**JOB**. Take the lines of the data below from the very first through the line containing "p.ygrid.grid_line_width = 1.5" and output them exactly, pictures excluded.

**SUPPLIED MATERIAL**.
-=-=-

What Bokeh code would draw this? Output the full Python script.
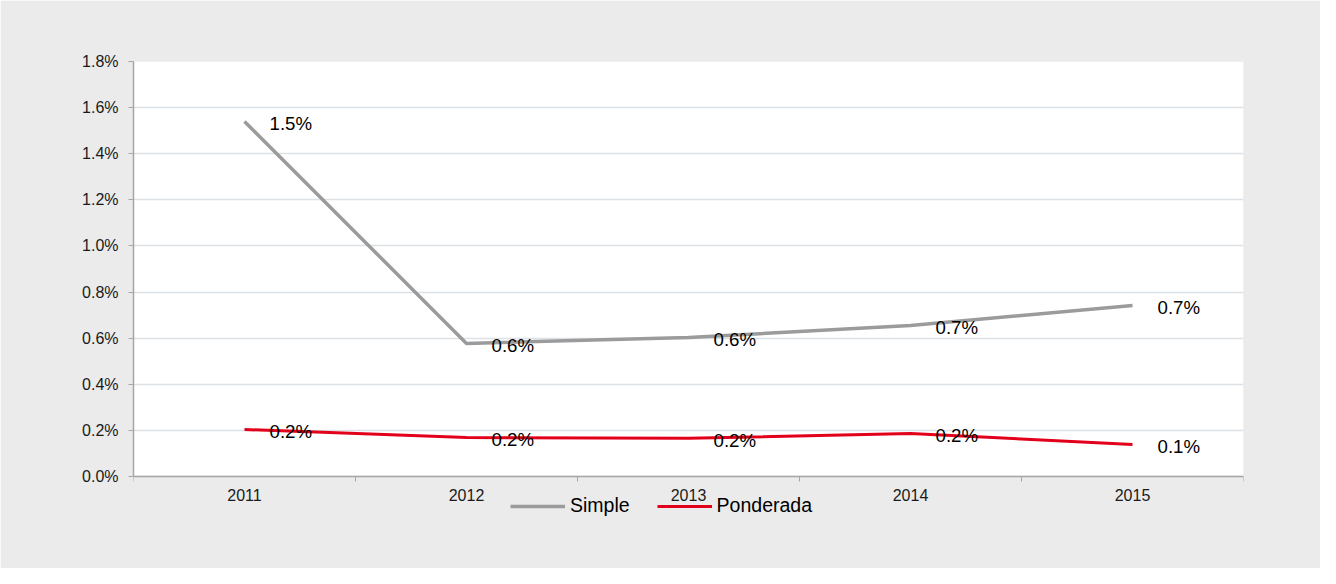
from bokeh.plotting import figure
from bokeh.models import (FixedTicker, PrintfTickFormatter, Range1d, Legend,
                          LegendItem, ColumnDataSource, BoxAnnotation)
from bokeh.embed import file_html
from bokeh.resources import INLINE
from bokeh.core.properties import value

# ---- data ----
years = ["2011", "2012", "2013", "2014", "2015"]
simple = [1.54, 0.577, 0.603, 0.655, 0.742]
ponderada = [0.204, 0.169, 0.166, 0.186, 0.139]
y_ticks = [0.0, 0.2, 0.4, 0.6, 0.8, 1.0, 1.2, 1.4, 1.6, 1.8]

FONT = "Liberation Sans"
GRAY = "#9B9B9B"
RED = "#E2001A"
BG = "#EBEBEB"

# ---- layout geometry (pixels) ----
W, H = 1320, 568
BORDER_L, BORDER_R, BORDER_T, BORDER_B = 133, 77, 61, 40
PLOT_H = 415                       # height of the white plotting area
frame_h = H - BORDER_T - BORDER_B
extra = (frame_h - PLOT_H) / PLOT_H * (y_ticks[-1] - y_ticks[0])

xs = list(range(1, len(years) + 1))
src_s = ColumnDataSource(dict(x=xs, y=simple, t=[f"{v:.1f}%" for v in simple]))
src_p = ColumnDataSource(dict(x=xs, y=ponderada, t=[f"{v:.1f}%" for v in ponderada]))

p = figure(width=W, height=H, output_backend="svg", toolbar_location=None,
           x_range=Range1d(0.5, len(years) + 0.5),
           y_range=Range1d(y_ticks[0] - extra, y_ticks[-1]),
           min_border_left=BORDER_L, min_border_right=BORDER_R,
           min_border_top=BORDER_T, min_border_bottom=BORDER_B)
p.border_fill_color = BG
p.background_fill_color = BG
p.outline_line_color = BG
p.outline_line_width = 1

# white plotting area
p.add_layout(BoxAnnotation(bottom=y_ticks[0], top=y_ticks[-1], fill_color="white",
                           fill_alpha=1, line_color=None, level="image"), "center")

# grid
p.xgrid.grid_line_color = None
p.ygrid.ticker = FixedTicker(ticks=y_ticks)
p.ygrid.grid_line_color = "#DCE1E6"
p.ygrid.grid_line_width = 1.5

# y axis
p.yaxis.ticker = FixedTicker(ticks=y_ticks)
p.yaxis.bounds = (y_ticks[0], y_ticks[-1])
p.yaxis.formatter = PrintfTickFormatter(format="%.1f%%")
p.yaxis.axis_line_color = "#A6A6A6"
p.yaxis.axis_line_width = 1.5
p.yaxis.major_tick_line_color = "#A6A6A6"
p.yaxis.major_tick_out = 5
p.yaxis.major_tick_in = 0
p.yaxis.minor_tick_line_color = None
p.yaxis.major_label_standoff = 10
p.yaxis.major_label_text_font = FONT
p.yaxis.major_label_text_font_size = "16px"
p.yaxis.major_label_text_color = "#1A1A1A"

# x axis: at y=0, labels at centres, ticks at category boundaries
p.xaxis.fixed_location = y_ticks[0]
p.xaxis.ticker = FixedTicker(ticks=xs, minor_ticks=[x - 0.5 for x in xs] + [xs[-1] + 0.5])
p.xaxis.major_label_overrides = {x: y for x, y in zip(xs, years)}
p.xaxis.axis_line_color = "#A6A6A6"
p.xaxis.axis_line_width = 1.5
p.xaxis.major_tick_line_color = None
p.xaxis.major_tick_out = 0
p.xaxis.major_tick_in = 0
p.xaxis.minor_tick_line_color = "#A6A6A6"
p.xaxis.minor_tick_out = 5
p.xaxis.minor_tick_in = 0
p.xaxis.major_label_standoff = 7
p.xaxis.major_label_text_font = FONT
p.xaxis.major_label_text_font_size = "16px"
p.xaxis.major_label_text_color = "#1A1A1A"

# lines
r_s = p.line("x", "y", source=src_s, line_color=GRAY, line_width=3.5)
r_p = p.line("x", "y", source=src_p, line_color=RED, line_width=3)

# data labels
for src in (src_s, src_p):
    p.text("x", "y", text="t", source=src, x_offset=25, y_offset=2,
           text_align="left", text_baseline="middle",
           text_font=value(FONT), text_font_size="18.67px", text_color="black")

legend = Legend(items=[LegendItem(label="Simple", renderers=[r_s]),
                       LegendItem(label="Ponderada", renderers=[r_p])],
                orientation="horizontal", location=(377, 11),
                glyph_width=55, glyph_height=20, label_height=20,
                label_standoff=5, spacing=27, padding=0, margin=0,
                border_line_color=None, background_fill_alpha=0,
                label_text_font=FONT, label_text_font_size="19.5px",
                label_text_color="black")
p.add_layout(legend, "center")

open("out.html", "w").write(file_html(p, INLINE))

-=-=-

**SOLUTION FOR THIS TASK**.
What Bokeh code would draw this? Output the full Python script.
from bokeh.plotting import figure
from bokeh.models import (FixedTicker, PrintfTickFormatter, Range1d, Legend,
                          LegendItem, ColumnDataSource, BoxAnnotation)
from bokeh.embed import file_html
from bokeh.resources import INLINE
from bokeh.core.properties import value

# ---- data ----
years = ["2011", "2012", "2013", "2014", "2015"]
simple = [1.54, 0.577, 0.603, 0.655, 0.742]
ponderada = [0.204, 0.169, 0.166, 0.186, 0.139]
y_ticks = [0.0, 0.2, 0.4, 0.6, 0.8, 1.0, 1.2, 1.4, 1.6, 1.8]

FONT = "Liberation Sans"
GRAY = "#9B9B9B"
RED = "#E2001A"
BG = "#EBEBEB"

# ---- layout geometry (pixels) ----
W, H = 1320, 568
BORDER_L, BORDER_R, BORDER_T, BORDER_B = 133, 77, 61, 40
PLOT_H = 415                       # height of the white plotting area
frame_h = H - BORDER_T - BORDER_B
extra = (frame_h - PLOT_H) / PLOT_H * (y_ticks[-1] - y_ticks[0])

xs = list(range(1, len(years) + 1))
src_s = ColumnDataSource(dict(x=xs, y=simple, t=[f"{v:.1f}%" for v in simple]))
src_p = ColumnDataSource(dict(x=xs, y=ponderada, t=[f"{v:.1f}%" for v in ponderada]))

p = figure(width=W, height=H, output_backend="svg", toolbar_location=None,
           x_range=Range1d(0.5, len(years) + 0.5),
           y_range=Range1d(y_ticks[0] - extra, y_ticks[-1]),
           min_border_left=BORDER_L, min_border_right=BORDER_R,
           min_border_top=BORDER_T, min_border_bottom=BORDER_B)
p.border_fill_color = BG
p.background_fill_color = BG
p.outline_line_color = BG
p.outline_line_width = 1

# white plotting area
p.add_layout(BoxAnnotation(bottom=y_ticks[0], top=y_ticks[-1], fill_color="white",
                           fill_alpha=1, line_color=None, level="image"), "center")

# grid
p.xgrid.grid_line_color = None
p.ygrid.ticker = FixedTicker(ticks=y_ticks)
p.ygrid.grid_line_color = "#DCE1E6"
p.ygrid.grid_line_width = 1.5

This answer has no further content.